Type of Document Dissertation Author Cho, Hyeonjoong URN etd-09022006-160653 Title Utility Accrual Real-Time Scheduling and Synchronization on Single and Multiprocessors: Models, Algorithms, and Tradeoffs Degree PhD Department Electrical and Computer Engineering Advisory Committee
Advisor Name Title Ravindran, Binoy Committee Chair Arthur, James D. Committee Member Athanas, Peter M. Committee Member Hou, Yiwei Thomas Committee Member Jensen, E. Douglas Committee Member Shukla, Sandeep K. Committee Member Keywords
- Real-Time Scheduling
- Time-Utility Functions
- Utility Accrual Real-Time Scheduling
- Non-Blocking Synchronization
Date of Defense 2006-08-24 Availability unrestricted AbstractThis dissertation presents a class of utility accrual scheduling and synchronization algorithms for dynamic, single and multiprocessor real-time systems. Dynamic real-time systems operate in environments with run-time uncertainties including those on activity execution times and arrival behaviors. We consider the time/utility function (or TUF) timing model for specifying application time constraints, and the utility accrual (or UA) timeliness optimality criteria of satisfying lower bounds on accrued activity utility, and maximizing the total accrued utility.
Efficient TUF/UA scheduling algorithms exist for single processors---e.g., the Resource-constrained Utility Accrual scheduling algorithm (RUA), and the Dependent Activity Scheduling Algorithm (DASA). However, they all use lock-based synchronization. To overcome shortcomings of lock-based (e.g., serialized object access, increased run-time overhead, deadlocks), we consider non-blocking synchronization including wait-free and lock-free synchronization. We present a buffer-optimal, scheduler-independent wait-free synchronization protocol (the first such), and develop wait-free versions of RUA and DASA. We also develop their lock-free versions, and upper bound their retries under the unimodal arbitrary arrival model.

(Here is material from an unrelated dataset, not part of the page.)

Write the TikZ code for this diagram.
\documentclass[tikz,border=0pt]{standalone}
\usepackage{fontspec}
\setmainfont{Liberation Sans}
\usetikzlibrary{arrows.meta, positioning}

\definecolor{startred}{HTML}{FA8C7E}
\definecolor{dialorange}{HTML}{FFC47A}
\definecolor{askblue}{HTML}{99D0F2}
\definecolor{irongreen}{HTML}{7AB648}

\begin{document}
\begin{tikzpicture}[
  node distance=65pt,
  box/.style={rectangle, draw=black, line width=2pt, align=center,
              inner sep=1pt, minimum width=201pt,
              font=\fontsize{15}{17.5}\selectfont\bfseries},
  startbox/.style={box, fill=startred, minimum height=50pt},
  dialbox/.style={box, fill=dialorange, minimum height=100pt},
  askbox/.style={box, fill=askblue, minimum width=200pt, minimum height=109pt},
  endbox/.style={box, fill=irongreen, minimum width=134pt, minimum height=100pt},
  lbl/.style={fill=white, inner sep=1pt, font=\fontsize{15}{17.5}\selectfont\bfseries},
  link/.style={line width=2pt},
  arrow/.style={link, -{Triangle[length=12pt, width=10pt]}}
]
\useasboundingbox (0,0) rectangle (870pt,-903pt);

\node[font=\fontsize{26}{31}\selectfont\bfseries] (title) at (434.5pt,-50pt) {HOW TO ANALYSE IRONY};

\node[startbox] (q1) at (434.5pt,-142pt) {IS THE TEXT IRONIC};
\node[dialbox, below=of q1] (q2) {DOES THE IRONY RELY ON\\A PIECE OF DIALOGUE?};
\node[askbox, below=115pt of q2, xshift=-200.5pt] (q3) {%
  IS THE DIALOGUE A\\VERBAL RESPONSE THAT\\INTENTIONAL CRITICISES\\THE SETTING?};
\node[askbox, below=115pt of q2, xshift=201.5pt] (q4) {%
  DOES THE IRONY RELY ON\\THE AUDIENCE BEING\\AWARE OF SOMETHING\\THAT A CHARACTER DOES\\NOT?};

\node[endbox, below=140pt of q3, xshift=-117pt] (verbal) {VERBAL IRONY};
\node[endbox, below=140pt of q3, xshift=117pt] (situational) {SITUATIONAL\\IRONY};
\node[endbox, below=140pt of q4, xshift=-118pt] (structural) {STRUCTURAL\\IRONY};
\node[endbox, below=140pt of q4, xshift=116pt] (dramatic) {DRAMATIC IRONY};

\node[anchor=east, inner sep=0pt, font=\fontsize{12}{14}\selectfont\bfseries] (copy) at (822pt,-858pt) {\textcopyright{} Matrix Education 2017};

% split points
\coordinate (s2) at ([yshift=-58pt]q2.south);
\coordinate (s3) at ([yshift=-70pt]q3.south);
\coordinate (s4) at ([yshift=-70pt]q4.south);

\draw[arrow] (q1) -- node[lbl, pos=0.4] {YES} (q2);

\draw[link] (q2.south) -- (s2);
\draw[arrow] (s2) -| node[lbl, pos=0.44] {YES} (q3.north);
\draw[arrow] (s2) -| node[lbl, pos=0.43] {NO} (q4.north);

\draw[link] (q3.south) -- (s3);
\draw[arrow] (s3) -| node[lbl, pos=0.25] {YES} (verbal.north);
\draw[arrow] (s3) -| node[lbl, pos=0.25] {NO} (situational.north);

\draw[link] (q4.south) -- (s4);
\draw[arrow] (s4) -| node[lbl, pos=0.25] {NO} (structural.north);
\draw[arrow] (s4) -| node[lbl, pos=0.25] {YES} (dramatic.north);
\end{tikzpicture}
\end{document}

The tradeoff between wait-free, lock-free, and lock-based is fundamentally about their space and time costs. Wait-free sacrifices space efficiency in return for no additional time cost, as opposed to the blocking time of lock-based and the retry time of lock-free. We show that wait-free RUA/DASA outperform lock-based RUA/DASA when the object access times of both approaches are the same, e.g., when the shared data size is so large that the data copying process dominates the object access time of two approaches. We derive lower bounds on the maximum accrued utility that is possible with wait-free over lock-based. Further, we show that when maximum sojourn times under lock-free RUA/DASA is shorter than under lock-based, it is a necessary condition that the object access time of lock-free is shorter than that of lock-based. We also establish the maximum increase in activity utility that is possible under lock-free and lock-based.

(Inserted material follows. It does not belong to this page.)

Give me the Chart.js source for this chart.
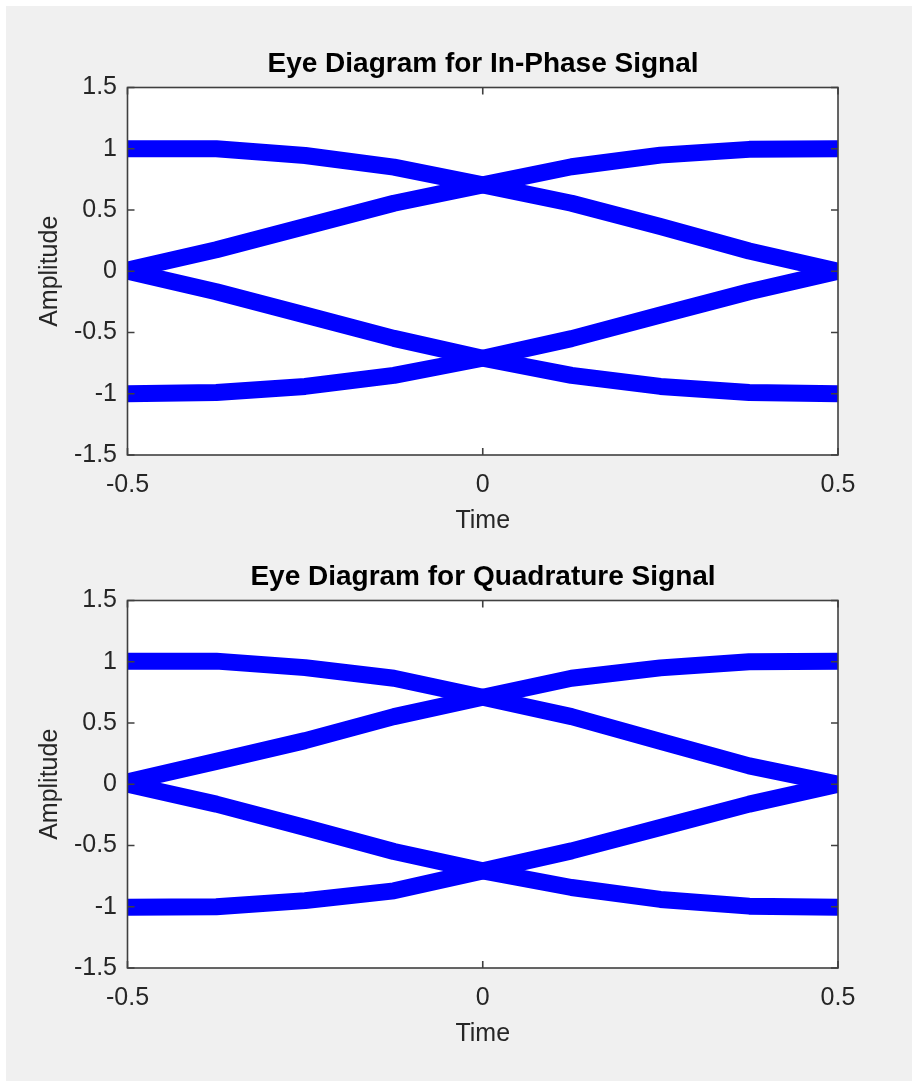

Multiprocessor TUF/UA scheduling has not been studied in the past. For step TUFs, periodic arrivals, and under-loads, we first present a non-quantum-based, optimal scheduling algorithm called Largest Local Remaining Execution time-tasks First (or LLREF) that yields the optimum total utility. We then develop another algorithm for non-step TUFs, arbitrary arrivals, and overloads, called the global Multiprocessor Utility Accrual scheduling algorithm (or gMUA). We show that gMUA lower bounds each activity's accrued utility, as well as the system-wide, total accrued utility.
We consider lock-based, lock-free, and wait-free synchronization under LLREF and gMUA. We derive LLREF's and gMUA's minimum-required space cost for wait-free synchronization using our space-optimal wait-free algorithm, which also applies for multiprocessors. We also develop lock-free versions of LLREF and gMUA with bounded retries. While the tradeoff between wait-free LLREF/gMUA versus lock-based LLREF/gMUA is similar to that for the single processor case, that between lock-free LLREF/gMUA and lock-based LLREF/gMUA hinges on the cost of the lock-free retry, blocking time under lock-based, and the operating system overhead.